* _Problem to work on_:
Pictures are not part of the copy. Give again exactly the lines from the one with "Write a Python script that recreates this chart with seaborn" to the one with "import numpy as np", inclusive.

Collection entries
═══

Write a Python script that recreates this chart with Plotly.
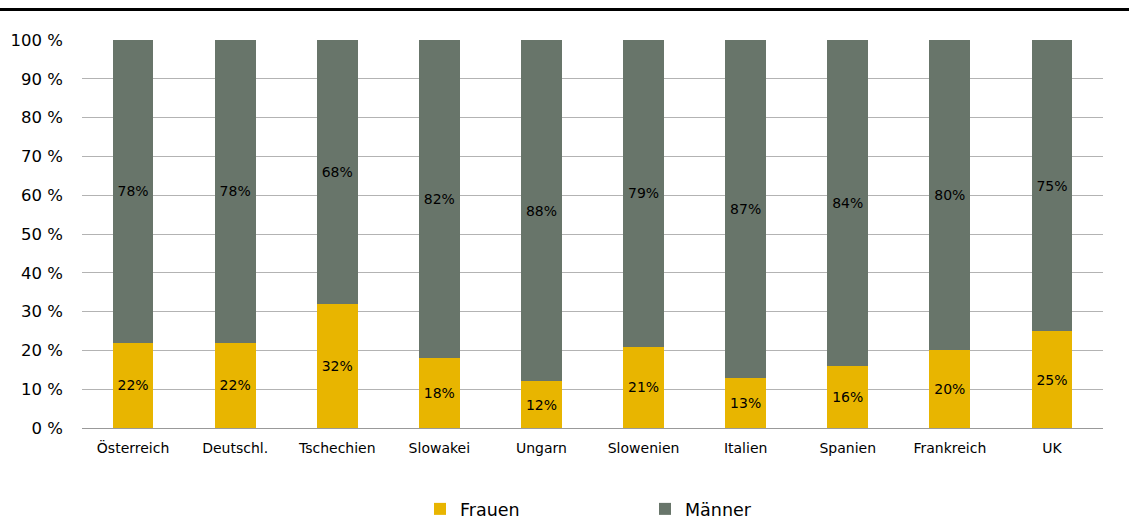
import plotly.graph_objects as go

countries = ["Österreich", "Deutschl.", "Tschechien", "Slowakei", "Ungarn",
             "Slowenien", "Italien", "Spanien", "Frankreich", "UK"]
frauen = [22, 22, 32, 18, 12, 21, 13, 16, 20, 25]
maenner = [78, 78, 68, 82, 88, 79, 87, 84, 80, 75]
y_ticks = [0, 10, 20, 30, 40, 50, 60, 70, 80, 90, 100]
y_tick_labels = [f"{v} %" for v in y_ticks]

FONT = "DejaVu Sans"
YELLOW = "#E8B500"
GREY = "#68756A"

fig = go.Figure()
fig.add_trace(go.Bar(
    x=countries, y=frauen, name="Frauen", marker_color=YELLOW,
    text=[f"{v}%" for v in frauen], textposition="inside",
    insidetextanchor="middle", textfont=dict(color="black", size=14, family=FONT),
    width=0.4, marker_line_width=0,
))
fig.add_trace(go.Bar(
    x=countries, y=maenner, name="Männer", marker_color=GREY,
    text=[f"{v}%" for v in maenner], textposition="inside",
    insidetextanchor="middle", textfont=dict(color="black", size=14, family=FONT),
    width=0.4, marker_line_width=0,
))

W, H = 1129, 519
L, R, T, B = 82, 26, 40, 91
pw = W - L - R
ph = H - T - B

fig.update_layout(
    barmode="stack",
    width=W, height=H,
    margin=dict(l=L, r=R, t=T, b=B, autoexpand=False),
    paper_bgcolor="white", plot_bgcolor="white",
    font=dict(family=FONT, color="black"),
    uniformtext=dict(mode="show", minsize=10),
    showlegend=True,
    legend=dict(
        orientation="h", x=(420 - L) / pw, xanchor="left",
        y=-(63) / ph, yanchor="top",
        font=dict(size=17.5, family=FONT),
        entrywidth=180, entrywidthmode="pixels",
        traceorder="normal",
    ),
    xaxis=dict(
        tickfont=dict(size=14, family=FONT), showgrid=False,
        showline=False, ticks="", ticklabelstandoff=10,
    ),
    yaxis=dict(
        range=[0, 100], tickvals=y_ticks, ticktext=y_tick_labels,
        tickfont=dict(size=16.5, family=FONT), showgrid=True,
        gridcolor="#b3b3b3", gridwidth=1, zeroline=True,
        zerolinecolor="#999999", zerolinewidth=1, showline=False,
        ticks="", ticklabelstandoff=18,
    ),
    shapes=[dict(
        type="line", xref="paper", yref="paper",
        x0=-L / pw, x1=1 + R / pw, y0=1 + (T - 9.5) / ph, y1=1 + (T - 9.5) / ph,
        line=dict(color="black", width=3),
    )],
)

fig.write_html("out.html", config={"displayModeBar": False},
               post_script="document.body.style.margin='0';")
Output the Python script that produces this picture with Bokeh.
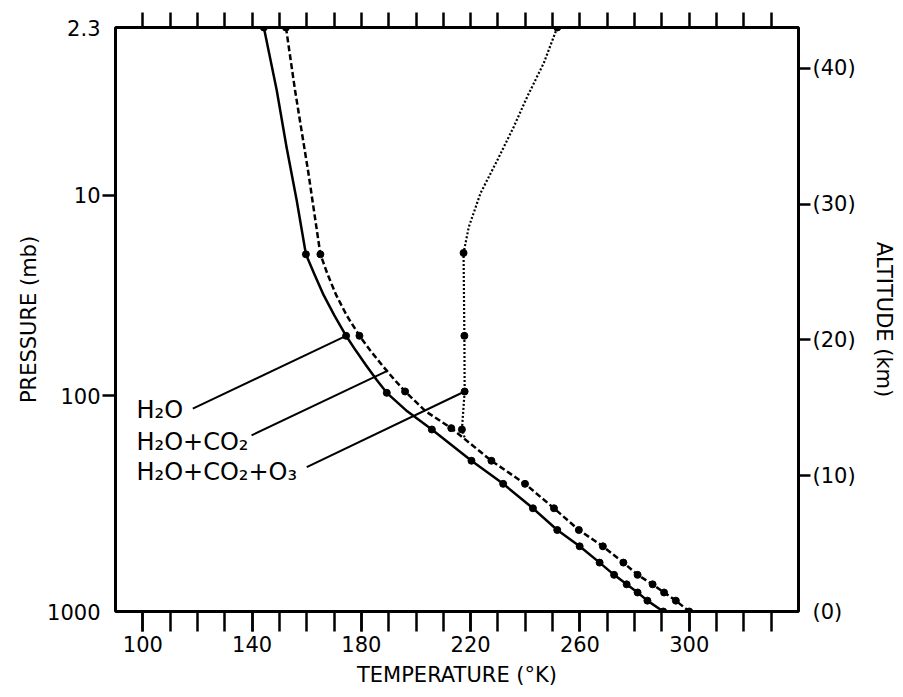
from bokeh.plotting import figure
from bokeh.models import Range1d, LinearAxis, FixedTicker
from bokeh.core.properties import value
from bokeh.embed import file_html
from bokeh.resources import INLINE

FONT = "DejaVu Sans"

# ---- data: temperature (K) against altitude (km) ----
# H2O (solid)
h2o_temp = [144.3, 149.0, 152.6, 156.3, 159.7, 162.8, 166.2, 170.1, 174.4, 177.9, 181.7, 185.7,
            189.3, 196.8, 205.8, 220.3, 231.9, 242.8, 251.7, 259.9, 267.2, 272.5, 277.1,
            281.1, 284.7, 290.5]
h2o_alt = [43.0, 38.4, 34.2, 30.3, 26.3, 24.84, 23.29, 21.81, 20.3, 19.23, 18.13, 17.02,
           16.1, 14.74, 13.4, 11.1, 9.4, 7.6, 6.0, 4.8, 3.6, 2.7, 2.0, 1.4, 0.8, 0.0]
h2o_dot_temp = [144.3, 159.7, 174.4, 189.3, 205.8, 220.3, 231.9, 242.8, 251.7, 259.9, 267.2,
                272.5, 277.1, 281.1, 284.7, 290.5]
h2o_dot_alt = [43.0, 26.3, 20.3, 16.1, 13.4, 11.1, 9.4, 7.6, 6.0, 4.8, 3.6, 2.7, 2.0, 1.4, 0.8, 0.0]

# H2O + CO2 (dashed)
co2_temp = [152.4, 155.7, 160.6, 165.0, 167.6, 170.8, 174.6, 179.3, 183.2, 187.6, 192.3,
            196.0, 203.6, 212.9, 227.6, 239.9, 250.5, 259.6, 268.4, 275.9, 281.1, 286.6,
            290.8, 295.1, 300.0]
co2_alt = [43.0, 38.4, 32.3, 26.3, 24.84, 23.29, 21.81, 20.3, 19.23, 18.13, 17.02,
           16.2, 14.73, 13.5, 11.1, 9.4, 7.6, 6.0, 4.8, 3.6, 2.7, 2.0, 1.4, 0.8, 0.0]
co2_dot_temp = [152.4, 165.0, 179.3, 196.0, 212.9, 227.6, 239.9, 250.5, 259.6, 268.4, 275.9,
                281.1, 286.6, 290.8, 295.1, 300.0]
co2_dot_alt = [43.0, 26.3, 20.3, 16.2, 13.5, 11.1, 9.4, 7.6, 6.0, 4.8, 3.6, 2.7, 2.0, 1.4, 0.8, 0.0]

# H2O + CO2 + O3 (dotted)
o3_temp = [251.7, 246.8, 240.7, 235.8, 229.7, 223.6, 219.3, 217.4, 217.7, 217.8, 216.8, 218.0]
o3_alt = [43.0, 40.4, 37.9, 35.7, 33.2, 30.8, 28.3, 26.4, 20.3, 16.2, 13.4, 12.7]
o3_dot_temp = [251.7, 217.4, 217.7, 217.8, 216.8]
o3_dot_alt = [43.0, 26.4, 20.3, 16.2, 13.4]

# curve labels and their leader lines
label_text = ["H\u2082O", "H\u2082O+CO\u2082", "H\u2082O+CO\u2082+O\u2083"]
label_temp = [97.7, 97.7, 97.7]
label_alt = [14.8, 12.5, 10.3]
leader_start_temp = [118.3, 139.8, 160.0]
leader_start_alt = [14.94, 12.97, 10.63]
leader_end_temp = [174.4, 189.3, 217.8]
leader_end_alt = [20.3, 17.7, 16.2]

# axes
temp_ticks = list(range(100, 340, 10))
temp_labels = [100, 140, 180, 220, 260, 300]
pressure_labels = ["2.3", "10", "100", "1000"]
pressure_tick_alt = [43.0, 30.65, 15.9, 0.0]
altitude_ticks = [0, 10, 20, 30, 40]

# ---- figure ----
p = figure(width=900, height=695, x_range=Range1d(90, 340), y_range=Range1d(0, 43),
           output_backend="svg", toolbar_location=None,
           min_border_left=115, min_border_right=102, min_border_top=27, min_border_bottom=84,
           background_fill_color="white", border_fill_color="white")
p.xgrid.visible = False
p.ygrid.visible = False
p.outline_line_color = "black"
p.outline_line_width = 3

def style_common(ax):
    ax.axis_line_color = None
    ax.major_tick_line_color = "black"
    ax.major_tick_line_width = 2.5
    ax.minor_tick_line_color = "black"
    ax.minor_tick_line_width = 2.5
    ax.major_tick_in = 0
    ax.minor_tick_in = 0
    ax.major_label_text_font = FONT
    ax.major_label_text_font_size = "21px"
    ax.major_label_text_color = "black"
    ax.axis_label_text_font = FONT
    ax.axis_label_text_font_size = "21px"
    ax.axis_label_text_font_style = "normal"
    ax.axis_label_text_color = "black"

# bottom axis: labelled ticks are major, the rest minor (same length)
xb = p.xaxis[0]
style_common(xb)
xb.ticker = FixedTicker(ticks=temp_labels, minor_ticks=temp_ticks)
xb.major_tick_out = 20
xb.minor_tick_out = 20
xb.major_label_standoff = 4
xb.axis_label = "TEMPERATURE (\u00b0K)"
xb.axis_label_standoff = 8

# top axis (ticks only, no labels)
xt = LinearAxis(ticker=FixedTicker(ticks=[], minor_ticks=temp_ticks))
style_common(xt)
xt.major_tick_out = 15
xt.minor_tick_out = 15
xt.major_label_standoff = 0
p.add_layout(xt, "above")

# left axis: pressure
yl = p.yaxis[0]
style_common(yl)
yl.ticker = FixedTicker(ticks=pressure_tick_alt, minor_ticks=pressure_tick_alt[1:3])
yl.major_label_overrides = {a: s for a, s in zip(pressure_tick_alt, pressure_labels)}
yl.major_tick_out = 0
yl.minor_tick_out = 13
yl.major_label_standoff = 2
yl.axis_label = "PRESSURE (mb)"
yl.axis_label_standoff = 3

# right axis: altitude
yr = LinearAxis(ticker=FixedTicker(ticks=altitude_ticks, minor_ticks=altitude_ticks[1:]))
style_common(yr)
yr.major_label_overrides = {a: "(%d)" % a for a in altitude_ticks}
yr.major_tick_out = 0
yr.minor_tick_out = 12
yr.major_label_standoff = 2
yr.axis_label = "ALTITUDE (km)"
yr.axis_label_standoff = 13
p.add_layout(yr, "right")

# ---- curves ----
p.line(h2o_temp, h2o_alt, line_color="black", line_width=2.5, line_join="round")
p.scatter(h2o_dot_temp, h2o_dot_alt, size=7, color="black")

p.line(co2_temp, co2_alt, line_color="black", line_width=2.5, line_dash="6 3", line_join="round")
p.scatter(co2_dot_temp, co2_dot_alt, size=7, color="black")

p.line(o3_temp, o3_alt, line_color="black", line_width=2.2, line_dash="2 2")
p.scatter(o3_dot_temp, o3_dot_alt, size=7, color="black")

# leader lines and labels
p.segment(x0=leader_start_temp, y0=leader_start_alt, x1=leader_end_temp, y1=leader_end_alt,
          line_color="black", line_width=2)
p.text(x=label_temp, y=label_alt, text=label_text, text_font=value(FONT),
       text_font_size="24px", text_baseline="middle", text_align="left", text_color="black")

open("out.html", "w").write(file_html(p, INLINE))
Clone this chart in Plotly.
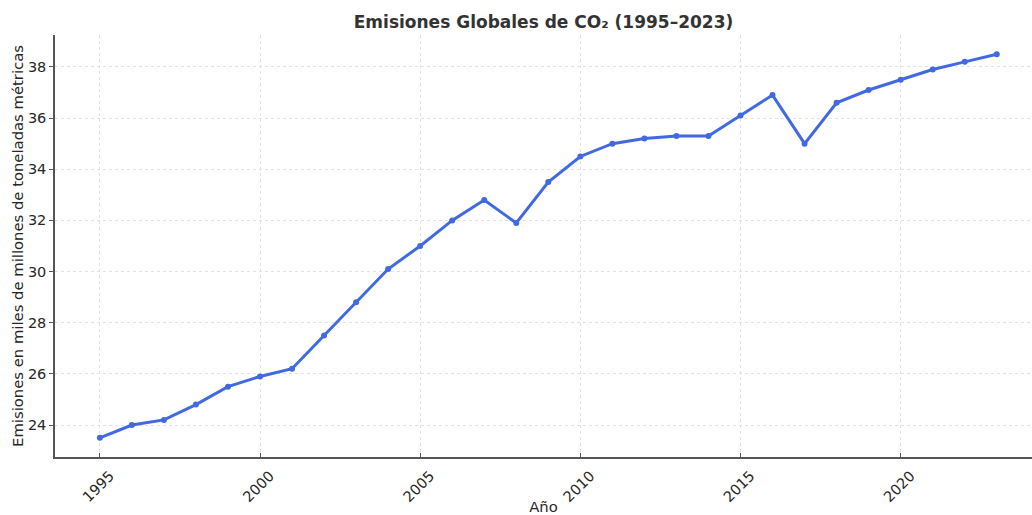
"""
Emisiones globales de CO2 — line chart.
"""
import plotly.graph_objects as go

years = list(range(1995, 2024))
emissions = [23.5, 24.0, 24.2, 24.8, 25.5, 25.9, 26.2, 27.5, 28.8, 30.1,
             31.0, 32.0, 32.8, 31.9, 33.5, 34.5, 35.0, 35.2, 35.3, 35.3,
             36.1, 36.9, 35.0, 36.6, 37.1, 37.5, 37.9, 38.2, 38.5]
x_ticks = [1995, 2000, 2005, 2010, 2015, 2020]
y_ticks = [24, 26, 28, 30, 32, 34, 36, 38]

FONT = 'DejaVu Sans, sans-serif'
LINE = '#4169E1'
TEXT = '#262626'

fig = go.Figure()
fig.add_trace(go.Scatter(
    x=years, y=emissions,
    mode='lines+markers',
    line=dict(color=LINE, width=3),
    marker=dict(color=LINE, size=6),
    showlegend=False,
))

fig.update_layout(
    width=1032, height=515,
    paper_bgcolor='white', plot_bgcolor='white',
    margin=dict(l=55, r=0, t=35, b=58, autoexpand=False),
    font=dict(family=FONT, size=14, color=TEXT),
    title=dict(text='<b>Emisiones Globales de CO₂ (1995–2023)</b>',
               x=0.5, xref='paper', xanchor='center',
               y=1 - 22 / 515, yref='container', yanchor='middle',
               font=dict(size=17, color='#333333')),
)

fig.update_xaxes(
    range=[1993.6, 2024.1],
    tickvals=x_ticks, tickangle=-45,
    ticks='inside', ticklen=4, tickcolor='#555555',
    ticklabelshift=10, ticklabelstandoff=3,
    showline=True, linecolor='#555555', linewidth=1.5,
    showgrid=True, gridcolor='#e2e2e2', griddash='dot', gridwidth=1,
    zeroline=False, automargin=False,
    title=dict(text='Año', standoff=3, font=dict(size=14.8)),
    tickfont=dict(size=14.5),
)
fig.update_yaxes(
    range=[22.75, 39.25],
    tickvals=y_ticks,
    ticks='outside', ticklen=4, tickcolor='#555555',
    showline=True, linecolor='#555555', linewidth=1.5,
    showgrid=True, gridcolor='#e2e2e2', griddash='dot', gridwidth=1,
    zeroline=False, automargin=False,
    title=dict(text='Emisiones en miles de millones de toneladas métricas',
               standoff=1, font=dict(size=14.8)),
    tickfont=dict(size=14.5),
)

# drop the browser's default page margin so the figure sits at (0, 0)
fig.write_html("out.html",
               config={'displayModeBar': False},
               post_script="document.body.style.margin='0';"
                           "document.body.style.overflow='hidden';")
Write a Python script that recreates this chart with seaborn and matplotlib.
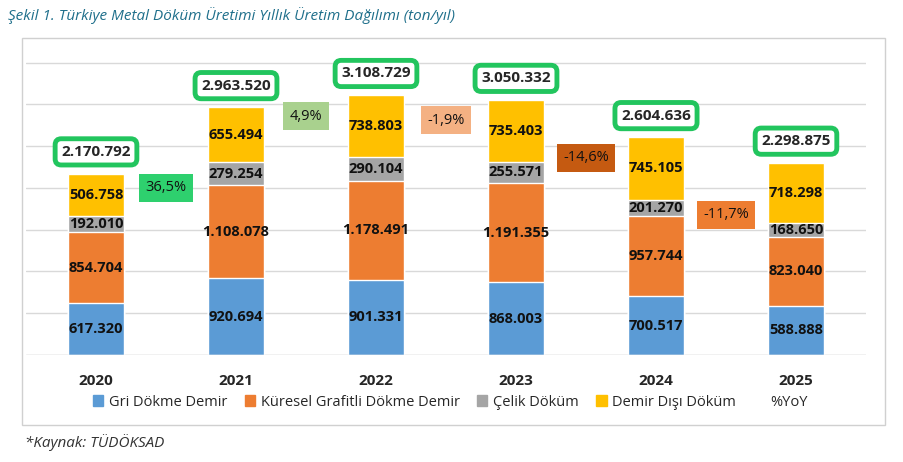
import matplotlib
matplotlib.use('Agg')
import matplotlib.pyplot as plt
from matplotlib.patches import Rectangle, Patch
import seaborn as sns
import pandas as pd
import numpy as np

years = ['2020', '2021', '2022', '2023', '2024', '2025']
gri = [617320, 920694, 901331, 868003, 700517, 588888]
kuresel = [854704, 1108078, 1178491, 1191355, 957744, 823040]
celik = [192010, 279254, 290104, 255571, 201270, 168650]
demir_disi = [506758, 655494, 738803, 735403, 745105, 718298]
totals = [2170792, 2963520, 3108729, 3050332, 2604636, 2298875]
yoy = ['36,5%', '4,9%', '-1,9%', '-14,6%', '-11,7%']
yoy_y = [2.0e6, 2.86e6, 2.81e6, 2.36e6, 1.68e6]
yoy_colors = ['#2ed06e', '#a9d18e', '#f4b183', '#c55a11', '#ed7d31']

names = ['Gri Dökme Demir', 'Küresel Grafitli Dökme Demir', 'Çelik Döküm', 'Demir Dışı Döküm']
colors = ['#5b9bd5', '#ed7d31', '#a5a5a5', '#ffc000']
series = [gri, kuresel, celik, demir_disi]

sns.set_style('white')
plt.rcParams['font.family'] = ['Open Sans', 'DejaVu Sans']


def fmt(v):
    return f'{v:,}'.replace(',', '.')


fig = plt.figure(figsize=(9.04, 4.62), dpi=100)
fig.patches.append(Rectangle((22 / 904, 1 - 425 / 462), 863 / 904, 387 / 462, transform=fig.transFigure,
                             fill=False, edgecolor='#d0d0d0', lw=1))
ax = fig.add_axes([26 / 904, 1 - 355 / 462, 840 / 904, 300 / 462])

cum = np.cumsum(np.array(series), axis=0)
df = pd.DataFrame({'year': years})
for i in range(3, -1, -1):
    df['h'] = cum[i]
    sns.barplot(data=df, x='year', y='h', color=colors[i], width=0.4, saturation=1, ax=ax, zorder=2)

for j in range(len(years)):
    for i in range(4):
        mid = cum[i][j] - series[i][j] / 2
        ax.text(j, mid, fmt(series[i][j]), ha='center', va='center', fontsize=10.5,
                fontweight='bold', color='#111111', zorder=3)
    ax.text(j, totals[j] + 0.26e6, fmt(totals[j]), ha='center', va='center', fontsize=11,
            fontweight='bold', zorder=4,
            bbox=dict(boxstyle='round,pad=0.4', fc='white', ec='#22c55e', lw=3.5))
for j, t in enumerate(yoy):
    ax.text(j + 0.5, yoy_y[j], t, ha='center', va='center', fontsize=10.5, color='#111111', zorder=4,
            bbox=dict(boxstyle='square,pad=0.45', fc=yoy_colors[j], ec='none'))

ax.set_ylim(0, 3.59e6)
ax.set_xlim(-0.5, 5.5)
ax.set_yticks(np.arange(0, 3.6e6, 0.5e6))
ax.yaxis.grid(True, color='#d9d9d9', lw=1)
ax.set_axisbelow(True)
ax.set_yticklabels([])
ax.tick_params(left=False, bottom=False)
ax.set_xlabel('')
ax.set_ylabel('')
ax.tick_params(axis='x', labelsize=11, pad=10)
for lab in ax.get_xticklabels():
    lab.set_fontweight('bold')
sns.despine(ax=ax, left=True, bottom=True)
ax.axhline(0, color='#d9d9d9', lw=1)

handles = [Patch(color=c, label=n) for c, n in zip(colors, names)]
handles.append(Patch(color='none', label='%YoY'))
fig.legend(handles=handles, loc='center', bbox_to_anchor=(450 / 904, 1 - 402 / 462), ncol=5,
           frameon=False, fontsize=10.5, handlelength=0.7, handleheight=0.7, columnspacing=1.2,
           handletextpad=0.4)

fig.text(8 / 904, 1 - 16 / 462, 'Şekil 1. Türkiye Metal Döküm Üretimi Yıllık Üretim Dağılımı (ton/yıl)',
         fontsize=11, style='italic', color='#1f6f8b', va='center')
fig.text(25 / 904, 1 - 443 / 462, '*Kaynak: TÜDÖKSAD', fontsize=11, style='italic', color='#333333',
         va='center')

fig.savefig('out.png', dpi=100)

═══

* _Result below_:
Write a Python script that recreates this chart with seaborn and matplotlib.
import matplotlib
matplotlib.use('Agg')
import matplotlib.pyplot as plt
from matplotlib.patches import Rectangle, Patch
import seaborn as sns
import pandas as pd
import numpy as np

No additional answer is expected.